▸ **Problem description**:
Look for the line containing "Rebuild this chart" and the line containing "var series_names = ['self-field" in the entries below. Copy those two and all lines between them exactly, leaving out pictures.
━━━━━━━━━━━━━━━━━━━━
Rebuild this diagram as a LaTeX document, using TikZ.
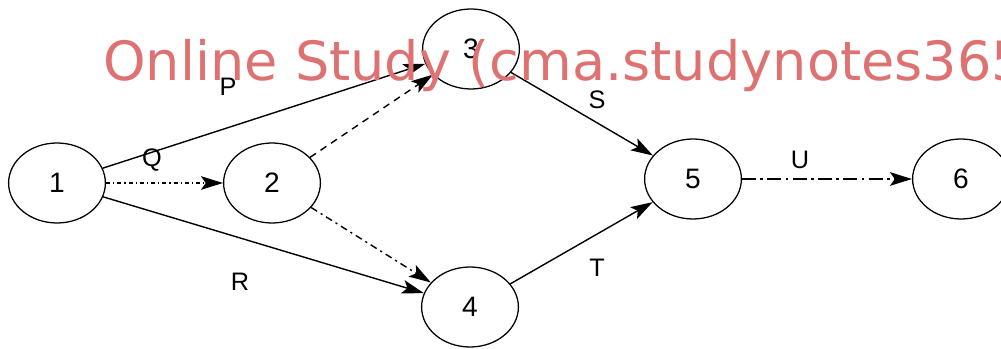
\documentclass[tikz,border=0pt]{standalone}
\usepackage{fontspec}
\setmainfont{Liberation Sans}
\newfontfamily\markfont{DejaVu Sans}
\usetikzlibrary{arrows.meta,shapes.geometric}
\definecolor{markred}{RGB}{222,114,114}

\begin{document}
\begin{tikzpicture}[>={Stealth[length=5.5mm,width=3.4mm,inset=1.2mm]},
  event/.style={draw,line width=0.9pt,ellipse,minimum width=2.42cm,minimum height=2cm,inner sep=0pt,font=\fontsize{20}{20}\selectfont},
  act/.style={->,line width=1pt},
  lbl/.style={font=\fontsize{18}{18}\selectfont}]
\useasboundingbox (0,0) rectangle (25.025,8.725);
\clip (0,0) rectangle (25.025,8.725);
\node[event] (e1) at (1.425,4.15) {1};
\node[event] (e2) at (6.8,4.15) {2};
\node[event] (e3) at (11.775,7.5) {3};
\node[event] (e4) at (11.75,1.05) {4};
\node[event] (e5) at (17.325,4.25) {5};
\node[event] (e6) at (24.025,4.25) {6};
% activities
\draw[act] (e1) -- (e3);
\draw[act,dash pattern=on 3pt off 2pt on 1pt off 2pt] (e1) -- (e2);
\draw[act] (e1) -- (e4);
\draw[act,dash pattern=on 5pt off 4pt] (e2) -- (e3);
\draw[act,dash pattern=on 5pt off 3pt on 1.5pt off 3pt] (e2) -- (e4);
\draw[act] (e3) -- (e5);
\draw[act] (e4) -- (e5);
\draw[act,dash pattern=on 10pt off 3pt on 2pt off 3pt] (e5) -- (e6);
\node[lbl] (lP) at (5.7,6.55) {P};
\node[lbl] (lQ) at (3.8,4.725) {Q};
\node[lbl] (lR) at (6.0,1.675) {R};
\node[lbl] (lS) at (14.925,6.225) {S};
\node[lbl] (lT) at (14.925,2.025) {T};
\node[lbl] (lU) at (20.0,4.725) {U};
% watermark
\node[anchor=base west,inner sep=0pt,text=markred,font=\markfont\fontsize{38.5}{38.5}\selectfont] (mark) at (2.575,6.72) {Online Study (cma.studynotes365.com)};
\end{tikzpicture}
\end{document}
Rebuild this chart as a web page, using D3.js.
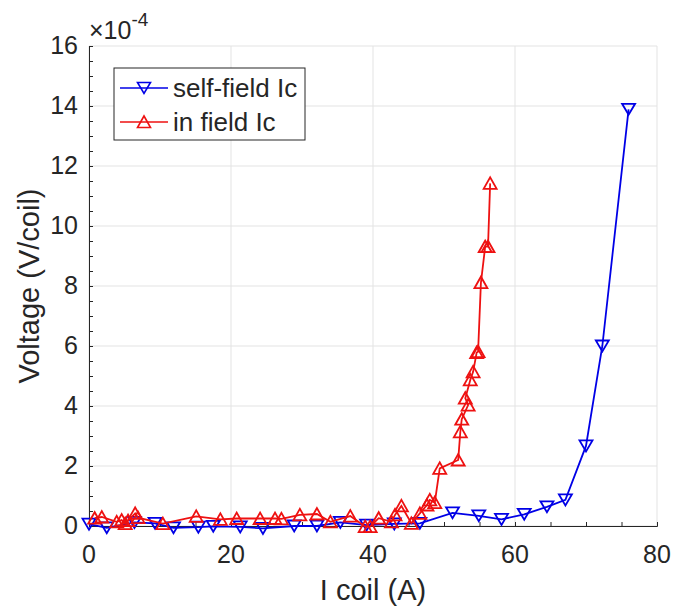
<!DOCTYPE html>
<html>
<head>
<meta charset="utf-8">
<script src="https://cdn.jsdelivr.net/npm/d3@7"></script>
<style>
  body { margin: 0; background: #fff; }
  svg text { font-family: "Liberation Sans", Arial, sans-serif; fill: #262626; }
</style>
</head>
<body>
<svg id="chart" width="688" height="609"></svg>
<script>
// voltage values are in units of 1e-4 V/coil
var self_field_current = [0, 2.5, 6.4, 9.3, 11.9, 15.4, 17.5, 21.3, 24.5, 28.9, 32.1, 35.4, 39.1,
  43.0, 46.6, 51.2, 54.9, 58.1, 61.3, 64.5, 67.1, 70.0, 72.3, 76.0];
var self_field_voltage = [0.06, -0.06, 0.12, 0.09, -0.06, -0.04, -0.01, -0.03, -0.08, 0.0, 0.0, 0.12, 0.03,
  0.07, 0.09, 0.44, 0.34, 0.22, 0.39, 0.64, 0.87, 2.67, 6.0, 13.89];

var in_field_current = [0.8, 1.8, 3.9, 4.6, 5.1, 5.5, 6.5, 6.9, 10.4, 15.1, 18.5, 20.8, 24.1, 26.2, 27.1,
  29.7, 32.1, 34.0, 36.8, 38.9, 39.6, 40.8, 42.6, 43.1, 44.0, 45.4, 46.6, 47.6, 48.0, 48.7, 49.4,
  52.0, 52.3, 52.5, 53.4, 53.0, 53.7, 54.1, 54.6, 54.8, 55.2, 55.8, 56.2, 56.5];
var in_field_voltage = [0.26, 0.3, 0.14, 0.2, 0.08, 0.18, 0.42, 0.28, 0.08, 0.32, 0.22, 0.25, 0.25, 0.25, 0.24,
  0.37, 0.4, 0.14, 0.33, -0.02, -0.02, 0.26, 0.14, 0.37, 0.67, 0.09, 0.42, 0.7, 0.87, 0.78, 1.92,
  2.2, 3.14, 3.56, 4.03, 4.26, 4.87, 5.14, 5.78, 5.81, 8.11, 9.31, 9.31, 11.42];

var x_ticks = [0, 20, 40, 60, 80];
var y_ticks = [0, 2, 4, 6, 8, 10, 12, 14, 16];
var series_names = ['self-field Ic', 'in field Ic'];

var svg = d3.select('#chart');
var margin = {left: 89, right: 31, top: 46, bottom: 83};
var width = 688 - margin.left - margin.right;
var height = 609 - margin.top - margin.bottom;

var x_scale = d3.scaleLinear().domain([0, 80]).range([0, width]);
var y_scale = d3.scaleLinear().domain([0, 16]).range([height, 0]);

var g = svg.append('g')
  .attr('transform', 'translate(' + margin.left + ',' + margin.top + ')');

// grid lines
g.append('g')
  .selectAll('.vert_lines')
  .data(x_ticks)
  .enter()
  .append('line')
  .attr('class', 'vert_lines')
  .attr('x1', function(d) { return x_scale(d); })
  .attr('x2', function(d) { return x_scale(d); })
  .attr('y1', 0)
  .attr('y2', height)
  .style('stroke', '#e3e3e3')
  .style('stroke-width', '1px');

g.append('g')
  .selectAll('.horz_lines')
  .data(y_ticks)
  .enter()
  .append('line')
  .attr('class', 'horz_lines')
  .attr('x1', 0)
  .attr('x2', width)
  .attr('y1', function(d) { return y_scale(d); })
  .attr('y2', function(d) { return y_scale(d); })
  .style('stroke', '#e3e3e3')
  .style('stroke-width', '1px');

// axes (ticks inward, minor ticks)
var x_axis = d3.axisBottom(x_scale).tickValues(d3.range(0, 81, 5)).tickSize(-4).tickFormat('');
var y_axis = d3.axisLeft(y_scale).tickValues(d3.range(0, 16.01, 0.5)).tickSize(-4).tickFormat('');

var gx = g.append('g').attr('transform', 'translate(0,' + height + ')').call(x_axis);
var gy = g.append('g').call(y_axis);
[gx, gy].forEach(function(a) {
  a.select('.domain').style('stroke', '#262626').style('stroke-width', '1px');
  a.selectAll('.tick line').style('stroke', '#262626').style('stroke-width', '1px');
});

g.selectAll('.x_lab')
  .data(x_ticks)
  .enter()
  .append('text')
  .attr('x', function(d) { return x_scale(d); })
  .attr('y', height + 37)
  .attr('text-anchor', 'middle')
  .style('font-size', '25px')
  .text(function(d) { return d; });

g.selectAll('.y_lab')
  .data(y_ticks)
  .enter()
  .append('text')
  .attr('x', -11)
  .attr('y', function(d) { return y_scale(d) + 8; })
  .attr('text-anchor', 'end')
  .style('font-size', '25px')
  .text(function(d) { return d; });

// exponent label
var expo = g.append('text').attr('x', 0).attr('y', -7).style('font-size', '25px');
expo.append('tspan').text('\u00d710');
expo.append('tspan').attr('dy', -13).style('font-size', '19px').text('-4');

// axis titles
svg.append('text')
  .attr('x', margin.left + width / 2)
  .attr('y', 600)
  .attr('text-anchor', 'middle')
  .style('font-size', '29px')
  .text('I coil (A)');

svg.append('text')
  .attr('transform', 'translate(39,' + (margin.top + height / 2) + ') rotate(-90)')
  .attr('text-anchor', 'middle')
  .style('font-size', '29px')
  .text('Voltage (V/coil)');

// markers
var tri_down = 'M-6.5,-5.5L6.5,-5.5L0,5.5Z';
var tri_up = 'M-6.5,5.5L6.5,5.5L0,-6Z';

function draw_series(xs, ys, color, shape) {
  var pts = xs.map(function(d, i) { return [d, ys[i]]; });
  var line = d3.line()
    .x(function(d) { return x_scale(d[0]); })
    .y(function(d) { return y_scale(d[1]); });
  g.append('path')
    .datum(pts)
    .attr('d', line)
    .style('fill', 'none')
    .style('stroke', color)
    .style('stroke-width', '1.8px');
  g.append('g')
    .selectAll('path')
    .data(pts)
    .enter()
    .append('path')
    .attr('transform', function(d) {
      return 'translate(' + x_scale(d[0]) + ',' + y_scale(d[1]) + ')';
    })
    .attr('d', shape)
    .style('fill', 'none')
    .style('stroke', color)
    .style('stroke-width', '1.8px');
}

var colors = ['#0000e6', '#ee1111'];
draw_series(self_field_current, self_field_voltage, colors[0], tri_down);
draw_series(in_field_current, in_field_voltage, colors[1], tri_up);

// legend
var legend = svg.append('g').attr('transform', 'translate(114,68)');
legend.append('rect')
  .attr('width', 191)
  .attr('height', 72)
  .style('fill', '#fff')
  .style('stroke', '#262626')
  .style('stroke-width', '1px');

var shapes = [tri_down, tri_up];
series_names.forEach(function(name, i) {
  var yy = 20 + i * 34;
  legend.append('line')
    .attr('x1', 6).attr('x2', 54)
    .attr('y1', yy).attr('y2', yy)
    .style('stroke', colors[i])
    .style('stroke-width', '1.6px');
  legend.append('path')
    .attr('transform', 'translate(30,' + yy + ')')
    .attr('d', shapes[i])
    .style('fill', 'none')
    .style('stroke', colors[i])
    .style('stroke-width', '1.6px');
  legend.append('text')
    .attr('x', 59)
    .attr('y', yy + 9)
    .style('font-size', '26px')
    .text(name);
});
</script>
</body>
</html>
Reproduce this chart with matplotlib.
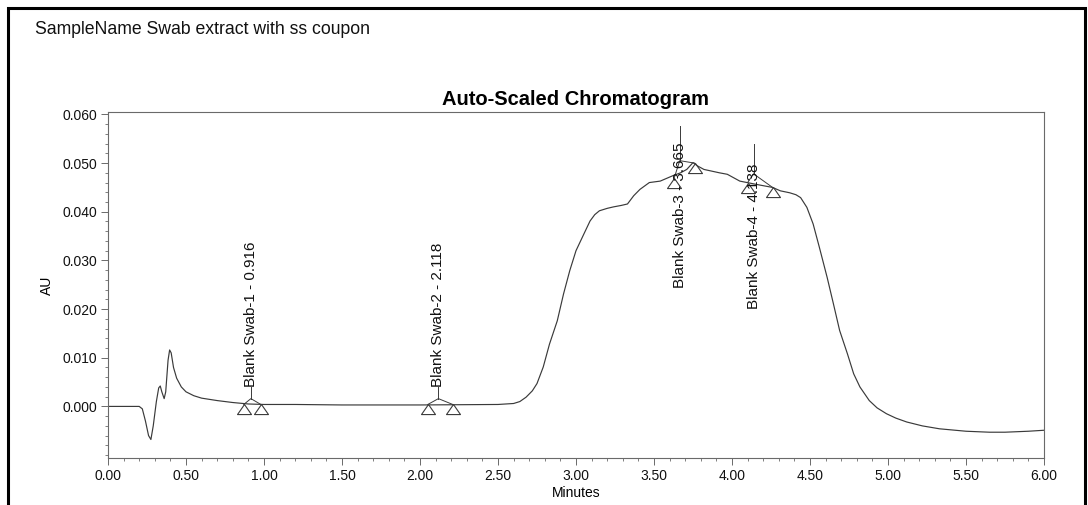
━━━━━━━━━━━━━━━━━━━━
▸ **Solution to the problem**:
Rebuild this chart as a web page, using D3.js.
<!DOCTYPE html>
<html>
<head>
<meta charset="utf-8">
<script src="https://cdn.jsdelivr.net/npm/d3@7"></script>
<style>
  body { margin: 0; background: #fff; }
  svg text { font-family: "Liberation Sans", Arial, sans-serif; fill: #262626; }
</style>
</head>
<body>
<svg id="chart" width="688" height="609"></svg>
<script>
// voltage values are in units of 1e-4 V/coil
var self_field_current = [0, 2.5, 6.4, 9.3, 11.9, 15.4, 17.5, 21.3, 24.5, 28.9, 32.1, 35.4, 39.1,
  43.0, 46.6, 51.2, 54.9, 58.1, 61.3, 64.5, 67.1, 70.0, 72.3, 76.0];
var self_field_voltage = [0.06, -0.06, 0.12, 0.09, -0.06, -0.04, -0.01, -0.03, -0.08, 0.0, 0.0, 0.12, 0.03,
  0.07, 0.09, 0.44, 0.34, 0.22, 0.39, 0.64, 0.87, 2.67, 6.0, 13.89];

var in_field_current = [0.8, 1.8, 3.9, 4.6, 5.1, 5.5, 6.5, 6.9, 10.4, 15.1, 18.5, 20.8, 24.1, 26.2, 27.1,
  29.7, 32.1, 34.0, 36.8, 38.9, 39.6, 40.8, 42.6, 43.1, 44.0, 45.4, 46.6, 47.6, 48.0, 48.7, 49.4,
  52.0, 52.3, 52.5, 53.4, 53.0, 53.7, 54.1, 54.6, 54.8, 55.2, 55.8, 56.2, 56.5];
var in_field_voltage = [0.26, 0.3, 0.14, 0.2, 0.08, 0.18, 0.42, 0.28, 0.08, 0.32, 0.22, 0.25, 0.25, 0.25, 0.24,
  0.37, 0.4, 0.14, 0.33, -0.02, -0.02, 0.26, 0.14, 0.37, 0.67, 0.09, 0.42, 0.7, 0.87, 0.78, 1.92,
  2.2, 3.14, 3.56, 4.03, 4.26, 4.87, 5.14, 5.78, 5.81, 8.11, 9.31, 9.31, 11.42];

var x_ticks = [0, 20, 40, 60, 80];
var y_ticks = [0, 2, 4, 6, 8, 10, 12, 14, 16];
var series_names = ['self-field Ic', 'in field Ic'];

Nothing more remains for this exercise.